Voxant
- Company type: Private
- Industry: Online video syndication
- Founded: 2004
- Defunct: 2008
- Fate: Acquired by Anystream
- Headquarters: Reston, Virginia, United States

= Voxant =

New-media syndication company based in Herndon, Virginia

Voxant was a news-media syndication company based in Herndon, Virginia, in the United States. Voxant was a privately held company that was founded in 2004 by investors from Longworth Venture Partners of Waltham, Massachusetts. Longworth acquired the assets of the news transcription company Morningside Partners of Lanham, Maryland, in order to form a news video search engine using Morningside's 10 years library of transcribed news and licensed news video.

In 2005, Voxant hired former LexisNexis and IBM executive, Jeff Crigler as Chief Executive Officer, to recruit a management team and develop the new service offering. Founding executives also included former Oracle sales and marketing executive Susan Kearney, top IBM technologist Ben Steinberg, and content industry veteran Art Bushnell.

In April 2006, Voxant launched its new media network, syndicating fully licensed news and information content to Web publishers and bloggers. By 2007 over 35,000 Web publishers and bloggers were members of the network. Content distributed by Voxant included news clips, stories, and images from about 250 sources including The New York Times, The Wall Street Journal, CBS News, MTV News, Reuters, The Associated Press, Agence France Presse and New York Financial Press.

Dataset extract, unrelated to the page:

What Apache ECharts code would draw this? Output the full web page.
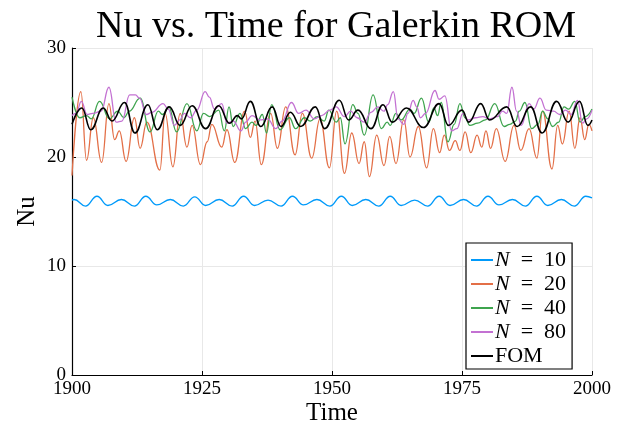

In 2008, Voxant was acquired by Anystream. The companies merged to become Grab Networks. Marcy Diapers, formerly CEO of Voxant, became CEO of Grab Networks.

==Leadership==
In July 2005, Internet industry veteran Jeff Crigler was appointed as founding Chief Executive Officer.
In January 2008, Jeff Crigler assumed the role of President.

==Investors==
Voxant's investors include Court Square Ventures, Longworth Venture Partners, and Softbank Capital.